Exercise:
Copy out the listing that follows, exact in every word, and skip the images.

Data segment:
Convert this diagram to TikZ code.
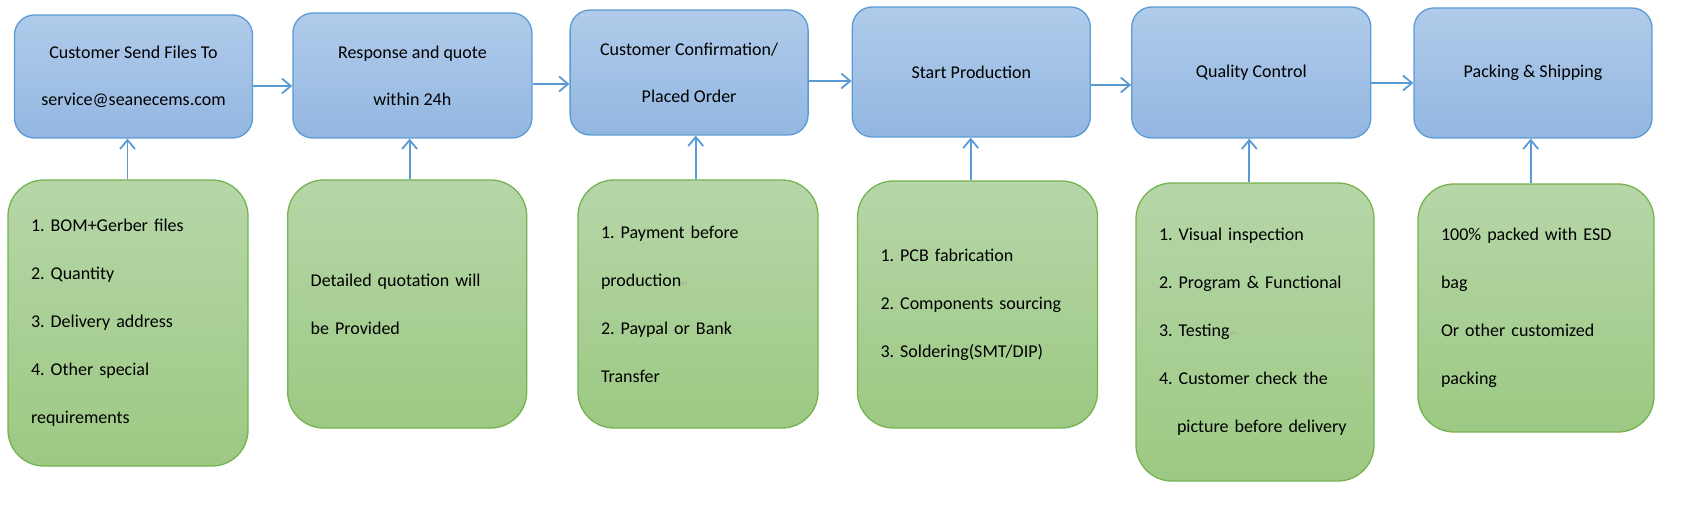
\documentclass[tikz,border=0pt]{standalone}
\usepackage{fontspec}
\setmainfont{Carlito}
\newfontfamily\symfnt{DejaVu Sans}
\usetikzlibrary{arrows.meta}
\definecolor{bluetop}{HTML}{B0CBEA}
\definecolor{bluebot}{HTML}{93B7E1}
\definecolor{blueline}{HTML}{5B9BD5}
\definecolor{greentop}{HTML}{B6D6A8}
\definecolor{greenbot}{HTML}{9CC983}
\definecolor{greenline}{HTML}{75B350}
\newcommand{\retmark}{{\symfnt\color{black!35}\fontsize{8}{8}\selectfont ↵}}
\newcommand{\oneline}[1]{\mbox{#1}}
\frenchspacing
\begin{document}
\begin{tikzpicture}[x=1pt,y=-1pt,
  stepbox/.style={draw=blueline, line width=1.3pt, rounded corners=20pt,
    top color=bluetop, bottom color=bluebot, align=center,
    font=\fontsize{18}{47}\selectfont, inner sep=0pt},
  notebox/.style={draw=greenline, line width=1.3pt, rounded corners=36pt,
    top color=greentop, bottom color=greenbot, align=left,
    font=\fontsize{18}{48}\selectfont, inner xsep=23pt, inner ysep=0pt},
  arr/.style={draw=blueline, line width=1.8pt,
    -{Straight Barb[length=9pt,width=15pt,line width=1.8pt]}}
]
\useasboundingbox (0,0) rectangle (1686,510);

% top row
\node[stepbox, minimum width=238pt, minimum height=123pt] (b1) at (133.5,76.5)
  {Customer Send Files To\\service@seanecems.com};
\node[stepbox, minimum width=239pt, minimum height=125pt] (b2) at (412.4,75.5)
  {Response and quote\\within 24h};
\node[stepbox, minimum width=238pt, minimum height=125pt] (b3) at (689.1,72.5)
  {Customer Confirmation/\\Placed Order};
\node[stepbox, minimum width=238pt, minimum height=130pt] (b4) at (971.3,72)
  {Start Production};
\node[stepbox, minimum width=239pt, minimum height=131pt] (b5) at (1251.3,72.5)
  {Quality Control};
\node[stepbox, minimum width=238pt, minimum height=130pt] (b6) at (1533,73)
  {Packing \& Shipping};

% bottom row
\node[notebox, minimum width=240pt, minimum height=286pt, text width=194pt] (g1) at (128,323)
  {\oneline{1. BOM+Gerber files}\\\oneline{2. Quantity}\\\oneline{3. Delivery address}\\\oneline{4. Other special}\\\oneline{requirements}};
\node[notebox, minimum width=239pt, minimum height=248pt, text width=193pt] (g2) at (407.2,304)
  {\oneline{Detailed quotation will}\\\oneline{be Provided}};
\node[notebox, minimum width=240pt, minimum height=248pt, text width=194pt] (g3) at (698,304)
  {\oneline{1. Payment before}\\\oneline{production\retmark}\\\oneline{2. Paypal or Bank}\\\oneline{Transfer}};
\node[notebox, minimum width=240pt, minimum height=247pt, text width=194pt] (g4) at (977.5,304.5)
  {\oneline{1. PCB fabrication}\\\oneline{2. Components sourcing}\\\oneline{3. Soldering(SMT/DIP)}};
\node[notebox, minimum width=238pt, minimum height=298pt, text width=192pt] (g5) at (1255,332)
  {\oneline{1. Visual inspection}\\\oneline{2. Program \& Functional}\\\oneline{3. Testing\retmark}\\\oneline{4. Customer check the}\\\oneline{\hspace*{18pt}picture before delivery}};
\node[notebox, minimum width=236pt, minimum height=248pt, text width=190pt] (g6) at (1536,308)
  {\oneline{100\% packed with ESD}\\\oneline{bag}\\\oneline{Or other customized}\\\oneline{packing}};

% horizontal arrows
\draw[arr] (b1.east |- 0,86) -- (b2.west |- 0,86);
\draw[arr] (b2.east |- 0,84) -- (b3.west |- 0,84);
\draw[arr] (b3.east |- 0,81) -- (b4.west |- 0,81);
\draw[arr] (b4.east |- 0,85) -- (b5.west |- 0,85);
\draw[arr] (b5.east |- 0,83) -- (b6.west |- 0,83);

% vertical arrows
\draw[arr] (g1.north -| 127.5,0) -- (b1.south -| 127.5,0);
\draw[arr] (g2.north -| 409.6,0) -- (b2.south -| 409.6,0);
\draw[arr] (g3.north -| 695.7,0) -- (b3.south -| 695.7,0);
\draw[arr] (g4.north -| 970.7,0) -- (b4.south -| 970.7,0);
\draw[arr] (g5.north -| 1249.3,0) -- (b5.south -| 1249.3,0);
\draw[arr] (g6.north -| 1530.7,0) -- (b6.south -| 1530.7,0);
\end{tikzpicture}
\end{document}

Final result:
Convert this diagram to TikZ code.
\documentclass[tikz,border=0pt]{standalone}
\usepackage{fontspec}
\setmainfont{Carlito}
\newfontfamily\symfnt{DejaVu Sans}
\usetikzlibrary{arrows.meta}
\definecolor{bluetop}{HTML}{B0CBEA}
\definecolor{bluebot}{HTML}{93B7E1}
\definecolor{blueline}{HTML}{5B9BD5}
\definecolor{greentop}{HTML}{B6D6A8}
\definecolor{greenbot}{HTML}{9CC983}
\definecolor{greenline}{HTML}{75B350}
\newcommand{\retmark}{{\symfnt\color{black!35}\fontsize{8}{8}\selectfont ↵}}
\newcommand{\oneline}[1]{\mbox{#1}}
\frenchspacing
\begin{document}
\begin{tikzpicture}[x=1pt,y=-1pt,
  stepbox/.style={draw=blueline, line width=1.3pt, rounded corners=20pt,
    top color=bluetop, bottom color=bluebot, align=center,
    font=\fontsize{18}{47}\selectfont, inner sep=0pt},
  notebox/.style={draw=greenline, line width=1.3pt, rounded corners=36pt,
    top color=greentop, bottom color=greenbot, align=left,
    font=\fontsize{18}{48}\selectfont, inner xsep=23pt, inner ysep=0pt},
  arr/.style={draw=blueline, line width=1.8pt,
    -{Straight Barb[length=9pt,width=15pt,line width=1.8pt]}}
]
\useasboundingbox (0,0) rectangle (1686,510);

% top row
\node[stepbox, minimum width=238pt, minimum height=123pt] (b1) at (133.5,76.5)
  {Customer Send Files To\\service@seanecems.com};
\node[stepbox, minimum width=239pt, minimum height=125pt] (b2) at (412.4,75.5)
  {Response and quote\\within 24h};
\node[stepbox, minimum width=238pt, minimum height=125pt] (b3) at (689.1,72.5)
  {Customer Confirmation/\\Placed Order};
\node[stepbox, minimum width=238pt, minimum height=130pt] (b4) at (971.3,72)
  {Start Production};
\node[stepbox, minimum width=239pt, minimum height=131pt] (b5) at (1251.3,72.5)
  {Quality Control};
\node[stepbox, minimum width=238pt, minimum height=130pt] (b6) at (1533,73)
  {Packing \& Shipping};

% bottom row
\node[notebox, minimum width=240pt, minimum height=286pt, text width=194pt] (g1) at (128,323)
  {\oneline{1. BOM+Gerber files}\\\oneline{2. Quantity}\\\oneline{3. Delivery address}\\\oneline{4. Other special}\\\oneline{requirements}};
\node[notebox, minimum width=239pt, minimum height=248pt, text width=193pt] (g2) at (407.2,304)
  {\oneline{Detailed quotation will}\\\oneline{be Provided}};
\node[notebox, minimum width=240pt, minimum height=248pt, text width=194pt] (g3) at (698,304)
  {\oneline{1. Payment before}\\\oneline{production\retmark}\\\oneline{2. Paypal or Bank}\\\oneline{Transfer}};
\node[notebox, minimum width=240pt, minimum height=247pt, text width=194pt] (g4) at (977.5,304.5)
  {\oneline{1. PCB fabrication}\\\oneline{2. Components sourcing}\\\oneline{3. Soldering(SMT/DIP)}};
\node[notebox, minimum width=238pt, minimum height=298pt, text width=192pt] (g5) at (1255,332)
  {\oneline{1. Visual inspection}\\\oneline{2. Program \& Functional}\\\oneline{3. Testing\retmark}\\\oneline{4. Customer check the}\\\oneline{\hspace*{18pt}picture before delivery}};
\node[notebox, minimum width=236pt, minimum height=248pt, text width=190pt] (g6) at (1536,308)
  {\oneline{100\% packed with ESD}\\\oneline{bag}\\\oneline{Or other customized}\\\oneline{packing}};

% horizontal arrows
\draw[arr] (b1.east |- 0,86) -- (b2.west |- 0,86);
\draw[arr] (b2.east |- 0,84) -- (b3.west |- 0,84);
\draw[arr] (b3.east |- 0,81) -- (b4.west |- 0,81);
\draw[arr] (b4.east |- 0,85) -- (b5.west |- 0,85);
\draw[arr] (b5.east |- 0,83) -- (b6.west |- 0,83);

% vertical arrows
\draw[arr] (g1.north -| 127.5,0) -- (b1.south -| 127.5,0);
\draw[arr] (g2.north -| 409.6,0) -- (b2.south -| 409.6,0);
\draw[arr] (g3.north -| 695.7,0) -- (b3.south -| 695.7,0);
\draw[arr] (g4.north -| 970.7,0) -- (b4.south -| 970.7,0);
\draw[arr] (g5.north -| 1249.3,0) -- (b5.south -| 1249.3,0);
\draw[arr] (g6.north -| 1530.7,0) -- (b6.south -| 1530.7,0);
\end{tikzpicture}
\end{document}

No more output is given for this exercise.